My Sweet Savior, Jesus Christ, through constant prayer and the intercession of Dorothy Day and Peter Maurin, and through the loving care of my family, Lisa, Abbie, and Dory are mainly what got me through this ordeal. I think of St. Paul, and after having had a particularly torturous scourging, was singing praises to God even after midnight in the jail, chained heavily (against his wounds in dirt and skin agitation), when the walls shook and the chains fell off everyone. He stopped the guard from killing himself, and was “cleaned up” at the guard’s house before baptizing him, showing he was quite a mess.

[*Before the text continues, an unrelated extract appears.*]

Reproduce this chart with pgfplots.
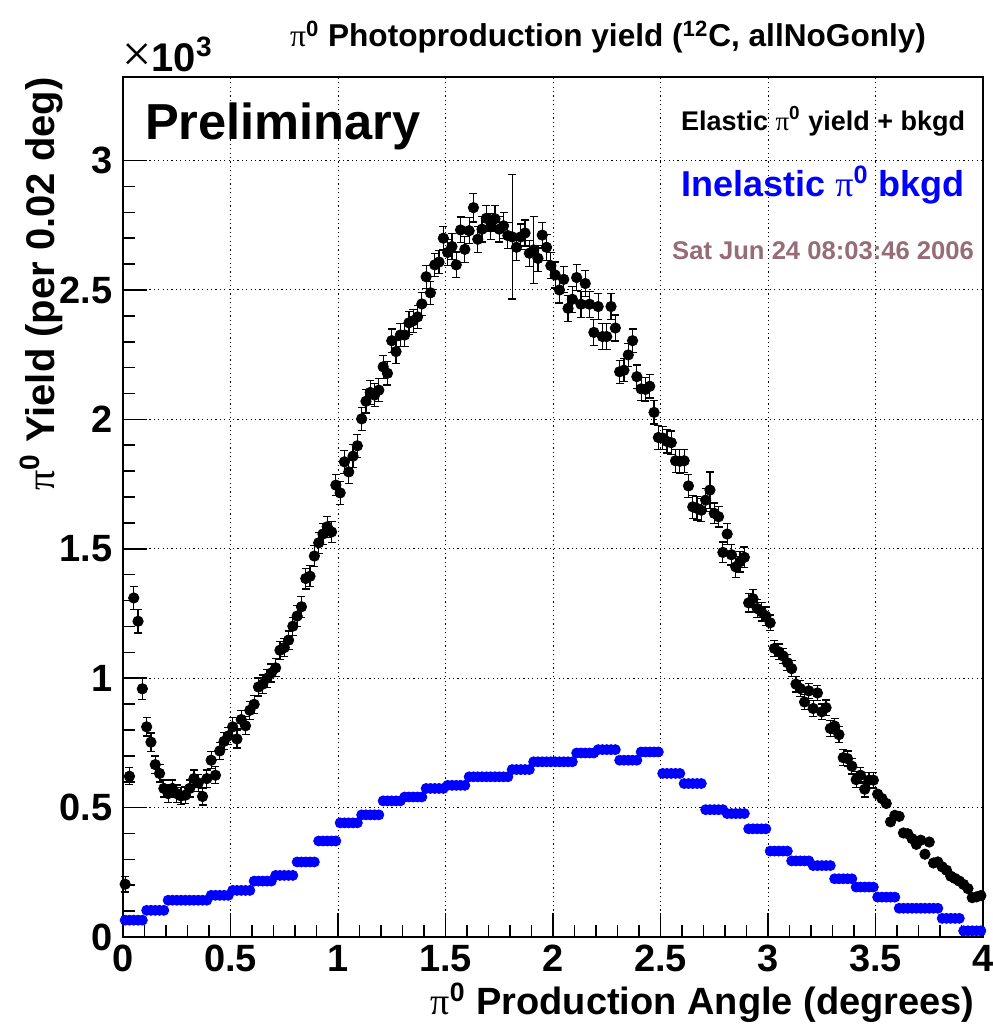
\documentclass[border=0pt]{standalone}
\usepackage{fontspec}
\setmainfont{Liberation Sans}
\newfontfamily\symb{Liberation Serif}
\usepackage{pgfplots}
\pgfplotsset{compat=1.18}
\usepackage{pgfplotstable}
\definecolor{datecol}{RGB}{150,108,118}
\newcommand{\piz}{{\symb\mdseries π}\textsuperscript{0}}
\newcommand{\fs}[1]{\fontsize{#1}{#1}\selectfont\bfseries}

% x: angle, y: yield (x10^3), ey: error, b: inelastic bkgd
\pgfplotstableread{
x y ey b
0.01 0.204 0.030 0.065
0.03 0.621 0.033 0.065
0.05 1.310 0.045 0.065
0.07 1.220 0.045 0.065
0.09 0.959 0.040 0.065
0.11 0.812 0.035 0.103
0.13 0.753 0.035 0.103
0.15 0.666 0.033 0.103
0.17 0.632 0.033 0.103
0.19 0.574 0.033 0.103
0.21 0.554 0.033 0.142
0.23 0.574 0.033 0.142
0.25 0.554 0.033 0.142
0.27 0.545 0.033 0.142
0.29 0.548 0.033 0.142
0.31 0.574 0.033 0.142
0.33 0.612 0.033 0.142
0.35 0.595 0.033 0.142
0.37 0.543 0.033 0.142
0.39 0.612 0.033 0.142
0.41 0.683 0.033 0.161
0.43 0.625 0.033 0.161
0.45 0.719 0.033 0.161
0.47 0.756 0.033 0.161
0.49 0.777 0.033 0.161
0.51 0.812 0.035 0.180
0.53 0.765 0.035 0.180
0.55 0.840 0.035 0.180
0.57 0.816 0.035 0.180
0.59 0.876 0.035 0.180
0.61 0.899 0.035 0.216
0.63 0.966 0.035 0.216
0.65 0.977 0.035 0.216
0.67 1.000 0.035 0.216
0.69 1.020 0.035 0.216
0.71 1.040 0.035 0.238
0.73 1.108 0.035 0.238
0.75 1.118 0.035 0.238
0.77 1.147 0.035 0.238
0.79 1.201 0.035 0.238
0.81 1.240 0.040 0.290
0.83 1.276 0.040 0.290
0.85 1.385 0.040 0.290
0.87 1.394 0.040 0.290
0.89 1.472 0.040 0.290
0.91 1.523 0.040 0.371
0.93 1.557 0.040 0.371
0.95 1.585 0.040 0.371
0.97 1.565 0.040 0.371
0.99 1.746 0.040 0.371
1.01 1.716 0.045 0.441
1.03 1.836 0.045 0.441
1.05 1.797 0.045 0.441
1.07 1.858 0.045 0.441
1.09 1.898 0.045 0.441
1.11 2.002 0.045 0.472
1.13 2.070 0.045 0.472
1.15 2.104 0.045 0.472
1.17 2.094 0.045 0.472
1.19 2.113 0.045 0.472
1.21 2.203 0.045 0.526
1.23 2.178 0.045 0.526
1.25 2.304 0.045 0.526
1.27 2.262 0.045 0.526
1.29 2.326 0.045 0.526
1.31 2.326 0.045 0.541
1.33 2.373 0.045 0.541
1.35 2.381 0.045 0.541
1.37 2.396 0.045 0.541
1.39 2.446 0.045 0.541
1.41 2.551 0.045 0.574
1.43 2.489 0.045 0.574
1.45 2.597 0.045 0.574
1.47 2.608 0.045 0.574
1.49 2.700 0.045 0.574
1.51 2.645 0.050 0.586
1.53 2.668 0.050 0.586
1.55 2.597 0.050 0.586
1.57 2.732 0.050 0.586
1.59 2.657 0.050 0.586
1.61 2.729 0.050 0.619
1.63 2.818 0.055 0.619
1.65 2.696 0.050 0.619
1.67 2.735 0.050 0.619
1.69 2.777 0.050 0.619
1.71 2.744 0.050 0.619
1.73 2.775 0.050 0.619
1.75 2.735 0.050 0.619
1.77 2.748 0.050 0.619
1.79 2.710 0.050 0.619
1.81 2.705 0.240 0.647
1.83 2.665 0.050 0.647
1.85 2.705 0.050 0.647
1.87 2.720 0.050 0.647
1.89 2.642 0.050 0.647
1.91 2.655 0.130 0.677
1.93 2.622 0.050 0.677
1.95 2.712 0.050 0.677
1.97 2.665 0.050 0.677
1.99 2.594 0.050 0.677
2.01 2.558 0.050 0.677
2.03 2.500 0.050 0.677
2.05 2.541 0.050 0.677
2.07 2.429 0.050 0.677
2.09 2.464 0.050 0.677
2.11 2.548 0.050 0.711
2.13 2.445 0.050 0.711
2.15 2.525 0.050 0.711
2.17 2.445 0.050 0.711
2.19 2.336 0.050 0.711
2.21 2.436 0.050 0.724
2.23 2.320 0.050 0.724
2.25 2.320 0.050 0.724
2.27 2.436 0.050 0.724
2.29 2.353 0.050 0.724
2.31 2.184 0.045 0.683
2.33 2.190 0.045 0.683
2.35 2.249 0.045 0.683
2.37 2.304 0.045 0.683
2.39 2.165 0.045 0.683
2.41 2.118 0.045 0.715
2.43 2.116 0.045 0.715
2.45 2.128 0.045 0.715
2.47 2.027 0.045 0.715
2.49 1.930 0.045 0.715
2.51 1.928 0.045 0.632
2.53 1.915 0.045 0.632
2.55 1.910 0.045 0.632
2.57 1.840 0.045 0.632
2.59 1.838 0.045 0.632
2.61 1.840 0.045 0.593
2.63 1.743 0.045 0.593
2.65 1.662 0.045 0.593
2.67 1.656 0.045 0.593
2.69 1.649 0.045 0.593
2.71 1.688 0.045 0.492
2.73 1.727 0.070 0.492
2.75 1.637 0.040 0.492
2.77 1.624 0.040 0.492
2.79 1.486 0.040 0.492
2.81 1.557 0.040 0.477
2.83 1.477 0.040 0.477
2.85 1.430 0.040 0.477
2.87 1.450 0.040 0.477
2.89 1.467 0.040 0.477
2.91 1.291 0.035 0.418
2.93 1.307 0.035 0.418
2.95 1.269 0.035 0.418
2.97 1.256 0.035 0.418
2.99 1.240 0.035 0.418
3.01 1.214 0.030 0.332
3.03 1.115 0.030 0.332
3.05 1.102 0.030 0.332
3.07 1.086 0.030 0.332
3.09 1.060 0.030 0.332
3.11 1.037 0.030 0.294
3.13 0.977 0.030 0.294
3.15 0.960 0.030 0.294
3.17 0.908 0.030 0.294
3.19 0.951 0.030 0.294
3.21 0.883 0.030 0.276
3.23 0.943 0.030 0.276
3.25 0.870 0.030 0.276
3.27 0.886 0.030 0.276
3.29 0.806 0.030 0.276
3.31 0.815 0.030 0.225
3.33 0.782 0.030 0.225
3.35 0.693 0.030 0.225
3.37 0.689 0.030 0.225
3.39 0.660 0.030 0.225
3.41 0.608 0.030 0.193
3.43 0.625 0.030 0.193
3.45 0.571 0.030 0.193
3.47 0.606 0.030 0.193
3.49 0.606 0.030 0.193
3.51 0.552 0 0.154
3.53 0.535 0 0.154
3.55 0.516 0 0.154
3.57 0.445 0 0.154
3.59 0.470 0 0.154
3.61 0.466 0 0.111
3.63 0.402 0 0.111
3.65 0.399 0 0.111
3.67 0.380 0 0.111
3.69 0.358 0 0.111
3.71 0.374 0 0.111
3.73 0.320 0 0.111
3.75 0.367 0 0.111
3.77 0.286 0 0.111
3.79 0.290 0 0.111
3.81 0.271 0 0.072
3.83 0.258 0 0.072
3.85 0.235 0 0.072
3.87 0.226 0 0.072
3.89 0.216 0 0.072
3.91 0.203 0 0.024
3.93 0.187 0 0.024
3.95 0.152 0 0.024
3.97 0.155 0 0.024
3.99 0.160 0 0.024
}\data

\begin{document}
\begin{tikzpicture}
\begin{axis}[
  scale only axis, width=430pt, height=430pt,
  xmin=0, xmax=4, ymin=0, ymax=3.323,
  xtick={0,0.5,...,4}, ytick={0,0.5,...,3},
  minor tick num=4,
  tick align=inside, xtick pos=bottom, ytick pos=left,
  major tick length=12pt, minor tick length=6pt,
  axis line style={line width=0.9pt},
  every tick/.style={black, line width=0.8pt},
  grid=major,
  grid style={black, line width=0.5pt, dash pattern=on 0.6pt off 1.6pt},
  /pgf/number format/assume math mode=true,
  ticklabel style={font=\fs{19}},
  xticklabel style={inner sep=0pt, yshift=-4pt},
  yticklabel style={inner sep=0pt, xshift=-5pt},
  clip=false,
]
\addplot[only marks, black, mark=*, mark size=2.6pt, mark options={fill=black},
  error bars/.cd, y dir=both, y explicit,
  error bar style={line width=0.6pt},
  error mark options={rotate=90, mark size=2pt, line width=0.6pt}]
  table[x=x, y=y, y error=ey] {\data};
\addplot[only marks, blue, mark=*, mark size=2.5pt, mark options={fill=blue}]
  table[x=x, y=b] {\data};

\node[anchor=base west, font=\fs{25.3}] at (axis cs:0.07,3.08) {Preliminary};
\node[anchor=base, font=\fs{13.5}] at (axis cs:3.256,3.118) {Elastic \piz{} yield + bkgd};
\node[anchor=base, blue, font=\fs{18}] at (axis cs:3.256,2.863) {Inelastic \piz{} bkgd};
\node[anchor=base, datecol, font=\fs{12.8}] at (axis cs:3.256,2.616) {Sat Jun 24 08:03:46 2006};

\coordinate (BL) at (rel axis cs:0,0);
\coordinate (BR) at (rel axis cs:1,0);
\coordinate (TL) at (rel axis cs:0,1);
\coordinate (TR) at (rel axis cs:1,1);
\coordinate (T) at (rel axis cs:0.564,1);
\end{axis}

\node[anchor=base, font=\fs{15.8}] at ([yshift=15pt]T)
  {\piz{} Photoproduction yield (\textsuperscript{12}C, allNoGonly)};
\node[anchor=base west, inner sep=0pt, font=\fs{20}] at ([shift={(-0.5pt,2.5pt)}]TL)
  {{\symb\mdseries\fontsize{26}{26}\selectfont ×}10\textsuperscript{3}};
\node[anchor=base east, inner sep=0pt, font=\fs{19}] at ([shift={(-4pt,-38.5pt)}]BR)
  {\piz{} Production Angle (degrees)};
\node[font=\fs{20}, inner sep=0pt, anchor=base east, xshift=-34pt, rotate=90] at (TL)
  {\piz{} Yield (per 0.02 deg)};

\pgfresetboundingbox
\path[use as bounding box] ([shift={(-61.5pt,-45pt)}]BL) rectangle ([shift={(5pt,38.5pt)}]TR);
\end{tikzpicture}
\end{document}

Wow, singing praises in this situation, not knowing his fate too.
I was not always singing God's praises at the Mayo, but hope to if I am ever in another situation of intense physical suffering for Christ. My heart goes out to our modern martyrs in dangerous places. As my niece Bernadette Rogers, young Catholic mother of eight has tattooed on her, "Make my suffering perfect."
Take Up Thy Cross
Take up thy cross, the Savior said,
If thou wouldst my disciple be;
Deny thyself, the world forsake,
And humbly follow after me.
Take up thy cross, let not its weight
Fill thy weak spirit with alarm;
His strength will bear thy spirit up,
And brace thy heart and nerve thine arm.
To Thee, great Lord, the One in Three,
All praise for evermore ascend;
O grant us in our home to see
the heav'nly life that knows no end. Amen
From the Liturgy of the Hours for Benedictine Oblates, St. Meinrad Archabbey, P. 184
Pray for the canonization of Dorothy Day and Peter Maurin, please!